▸ **Exercise details**
Please output every line of the material as it stands, without the pictures.

▸ **Material provided**
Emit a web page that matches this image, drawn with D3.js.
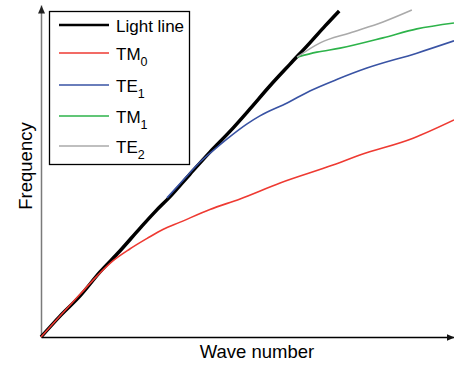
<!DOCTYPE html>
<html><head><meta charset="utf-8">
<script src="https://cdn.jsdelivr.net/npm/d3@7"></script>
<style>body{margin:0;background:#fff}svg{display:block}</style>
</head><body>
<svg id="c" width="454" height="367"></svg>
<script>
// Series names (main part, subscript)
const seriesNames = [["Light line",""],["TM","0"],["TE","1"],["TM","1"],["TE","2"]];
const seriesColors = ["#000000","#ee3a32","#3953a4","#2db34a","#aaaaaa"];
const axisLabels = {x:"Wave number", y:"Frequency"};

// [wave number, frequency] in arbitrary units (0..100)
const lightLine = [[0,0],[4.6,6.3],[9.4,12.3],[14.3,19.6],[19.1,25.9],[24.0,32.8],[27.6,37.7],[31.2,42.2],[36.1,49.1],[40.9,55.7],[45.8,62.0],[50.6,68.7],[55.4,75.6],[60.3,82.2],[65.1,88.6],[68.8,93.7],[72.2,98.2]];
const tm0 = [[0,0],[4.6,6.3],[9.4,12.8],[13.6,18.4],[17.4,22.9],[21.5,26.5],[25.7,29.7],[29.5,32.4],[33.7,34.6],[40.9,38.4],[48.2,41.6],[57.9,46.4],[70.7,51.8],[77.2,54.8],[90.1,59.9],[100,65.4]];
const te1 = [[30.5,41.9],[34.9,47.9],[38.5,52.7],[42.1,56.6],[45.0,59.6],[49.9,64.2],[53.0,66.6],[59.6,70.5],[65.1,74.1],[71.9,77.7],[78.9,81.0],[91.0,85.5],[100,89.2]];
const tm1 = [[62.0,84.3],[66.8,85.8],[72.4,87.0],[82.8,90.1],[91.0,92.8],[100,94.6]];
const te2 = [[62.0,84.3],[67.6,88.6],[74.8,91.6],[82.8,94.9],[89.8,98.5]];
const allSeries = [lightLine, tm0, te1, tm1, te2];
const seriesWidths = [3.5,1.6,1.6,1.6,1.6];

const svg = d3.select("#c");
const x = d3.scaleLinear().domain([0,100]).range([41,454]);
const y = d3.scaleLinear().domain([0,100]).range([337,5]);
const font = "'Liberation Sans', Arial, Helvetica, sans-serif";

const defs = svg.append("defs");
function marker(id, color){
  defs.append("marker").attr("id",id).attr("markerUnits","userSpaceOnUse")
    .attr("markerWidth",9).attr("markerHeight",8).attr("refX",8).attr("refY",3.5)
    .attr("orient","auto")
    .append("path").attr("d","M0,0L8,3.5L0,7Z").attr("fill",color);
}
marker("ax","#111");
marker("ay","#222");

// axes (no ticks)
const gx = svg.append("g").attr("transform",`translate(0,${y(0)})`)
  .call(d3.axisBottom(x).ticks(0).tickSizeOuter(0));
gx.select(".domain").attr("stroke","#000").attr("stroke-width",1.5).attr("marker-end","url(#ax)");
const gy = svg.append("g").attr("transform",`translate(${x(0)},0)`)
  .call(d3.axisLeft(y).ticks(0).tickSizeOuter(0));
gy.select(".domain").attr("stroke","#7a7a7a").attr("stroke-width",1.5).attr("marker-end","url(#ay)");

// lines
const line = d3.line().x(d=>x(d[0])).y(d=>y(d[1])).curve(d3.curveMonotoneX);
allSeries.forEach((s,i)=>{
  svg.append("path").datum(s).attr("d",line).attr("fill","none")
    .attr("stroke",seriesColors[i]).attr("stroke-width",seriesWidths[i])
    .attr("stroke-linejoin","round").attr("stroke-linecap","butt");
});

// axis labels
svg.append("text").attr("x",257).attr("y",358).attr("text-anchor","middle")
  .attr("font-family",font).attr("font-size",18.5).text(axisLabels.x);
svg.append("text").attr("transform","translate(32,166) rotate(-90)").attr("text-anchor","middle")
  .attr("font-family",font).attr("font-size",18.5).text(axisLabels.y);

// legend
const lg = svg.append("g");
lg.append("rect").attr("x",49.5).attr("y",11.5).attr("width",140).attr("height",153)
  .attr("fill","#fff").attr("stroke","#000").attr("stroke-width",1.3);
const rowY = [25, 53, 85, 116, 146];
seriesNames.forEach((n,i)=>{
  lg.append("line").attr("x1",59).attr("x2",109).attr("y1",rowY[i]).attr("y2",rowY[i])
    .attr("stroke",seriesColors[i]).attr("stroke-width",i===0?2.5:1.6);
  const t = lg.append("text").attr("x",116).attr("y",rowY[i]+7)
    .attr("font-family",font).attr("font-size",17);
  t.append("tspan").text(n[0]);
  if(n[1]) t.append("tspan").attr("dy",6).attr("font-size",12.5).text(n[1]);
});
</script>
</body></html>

▸ **Response for this exercise**
Emit a web page that matches this image, drawn with D3.js.
<!DOCTYPE html>
<html><head><meta charset="utf-8">
<script src="https://cdn.jsdelivr.net/npm/d3@7"></script>
<style>body{margin:0;background:#fff}svg{display:block}</style>
</head><body>
<svg id="c" width="454" height="367"></svg>
<script>
// Series names (main part, subscript)
const seriesNames = [["Light line",""],["TM","0"],["TE","1"],["TM","1"],["TE","2"]];
const seriesColors = ["#000000","#ee3a32","#3953a4","#2db34a","#aaaaaa"];
const axisLabels = {x:"Wave number", y:"Frequency"};

// [wave number, frequency] in arbitrary units (0..100)
const lightLine = [[0,0],[4.6,6.3],[9.4,12.3],[14.3,19.6],[19.1,25.9],[24.0,32.8],[27.6,37.7],[31.2,42.2],[36.1,49.1],[40.9,55.7],[45.8,62.0],[50.6,68.7],[55.4,75.6],[60.3,82.2],[65.1,88.6],[68.8,93.7],[72.2,98.2]];
const tm0 = [[0,0],[4.6,6.3],[9.4,12.8],[13.6,18.4],[17.4,22.9],[21.5,26.5],[25.7,29.7],[29.5,32.4],[33.7,34.6],[40.9,38.4],[48.2,41.6],[57.9,46.4],[70.7,51.8],[77.2,54.8],[90.1,59.9],[100,65.4]];
const te1 = [[30.5,41.9],[34.9,47.9],[38.5,52.7],[42.1,56.6],[45.0,59.6],[49.9,64.2],[53.0,66.6],[59.6,70.5],[65.1,74.1],[71.9,77.7],[78.9,81.0],[91.0,85.5],[100,89.2]];
const tm1 = [[62.0,84.3],[66.8,85.8],[72.4,87.0],[82.8,90.1],[91.0,92.8],[100,94.6]];
const te2 = [[62.0,84.3],[67.6,88.6],[74.8,91.6],[82.8,94.9],[89.8,98.5]];
const allSeries = [lightLine, tm0, te1, tm1, te2];
const seriesWidths = [3.5,1.6,1.6,1.6,1.6];

const svg = d3.select("#c");
const x = d3.scaleLinear().domain([0,100]).range([41,454]);
const y = d3.scaleLinear().domain([0,100]).range([337,5]);
const font = "'Liberation Sans', Arial, Helvetica, sans-serif";

const defs = svg.append("defs");
function marker(id, color){
  defs.append("marker").attr("id",id).attr("markerUnits","userSpaceOnUse")
    .attr("markerWidth",9).attr("markerHeight",8).attr("refX",8).attr("refY",3.5)
    .attr("orient","auto")
    .append("path").attr("d","M0,0L8,3.5L0,7Z").attr("fill",color);
}
marker("ax","#111");
marker("ay","#222");

// axes (no ticks)
const gx = svg.append("g").attr("transform",`translate(0,${y(0)})`)
  .call(d3.axisBottom(x).ticks(0).tickSizeOuter(0));
gx.select(".domain").attr("stroke","#000").attr("stroke-width",1.5).attr("marker-end","url(#ax)");
const gy = svg.append("g").attr("transform",`translate(${x(0)},0)`)
  .call(d3.axisLeft(y).ticks(0).tickSizeOuter(0));
gy.select(".domain").attr("stroke","#7a7a7a").attr("stroke-width",1.5).attr("marker-end","url(#ay)");

// lines
const line = d3.line().x(d=>x(d[0])).y(d=>y(d[1])).curve(d3.curveMonotoneX);
allSeries.forEach((s,i)=>{
  svg.append("path").datum(s).attr("d",line).attr("fill","none")
    .attr("stroke",seriesColors[i]).attr("stroke-width",seriesWidths[i])
    .attr("stroke-linejoin","round").attr("stroke-linecap","butt");
});

// axis labels
svg.append("text").attr("x",257).attr("y",358).attr("text-anchor","middle")
  .attr("font-family",font).attr("font-size",18.5).text(axisLabels.x);
svg.append("text").attr("transform","translate(32,166) rotate(-90)").attr("text-anchor","middle")
  .attr("font-family",font).attr("font-size",18.5).text(axisLabels.y);

// legend
const lg = svg.append("g");
lg.append("rect").attr("x",49.5).attr("y",11.5).attr("width",140).attr("height",153)
  .attr("fill","#fff").attr("stroke","#000").attr("stroke-width",1.3);
const rowY = [25, 53, 85, 116, 146];
seriesNames.forEach((n,i)=>{
  lg.append("line").attr("x1",59).attr("x2",109).attr("y1",rowY[i]).attr("y2",rowY[i])
    .attr("stroke",seriesColors[i]).attr("stroke-width",i===0?2.5:1.6);
  const t = lg.append("text").attr("x",116).attr("y",rowY[i]+7)
    .attr("font-family",font).attr("font-size",17);
  t.append("tspan").text(n[0]);
  if(n[1]) t.append("tspan").attr("dy",6).attr("font-size",12.5).text(n[1]);
});
</script>
</body></html>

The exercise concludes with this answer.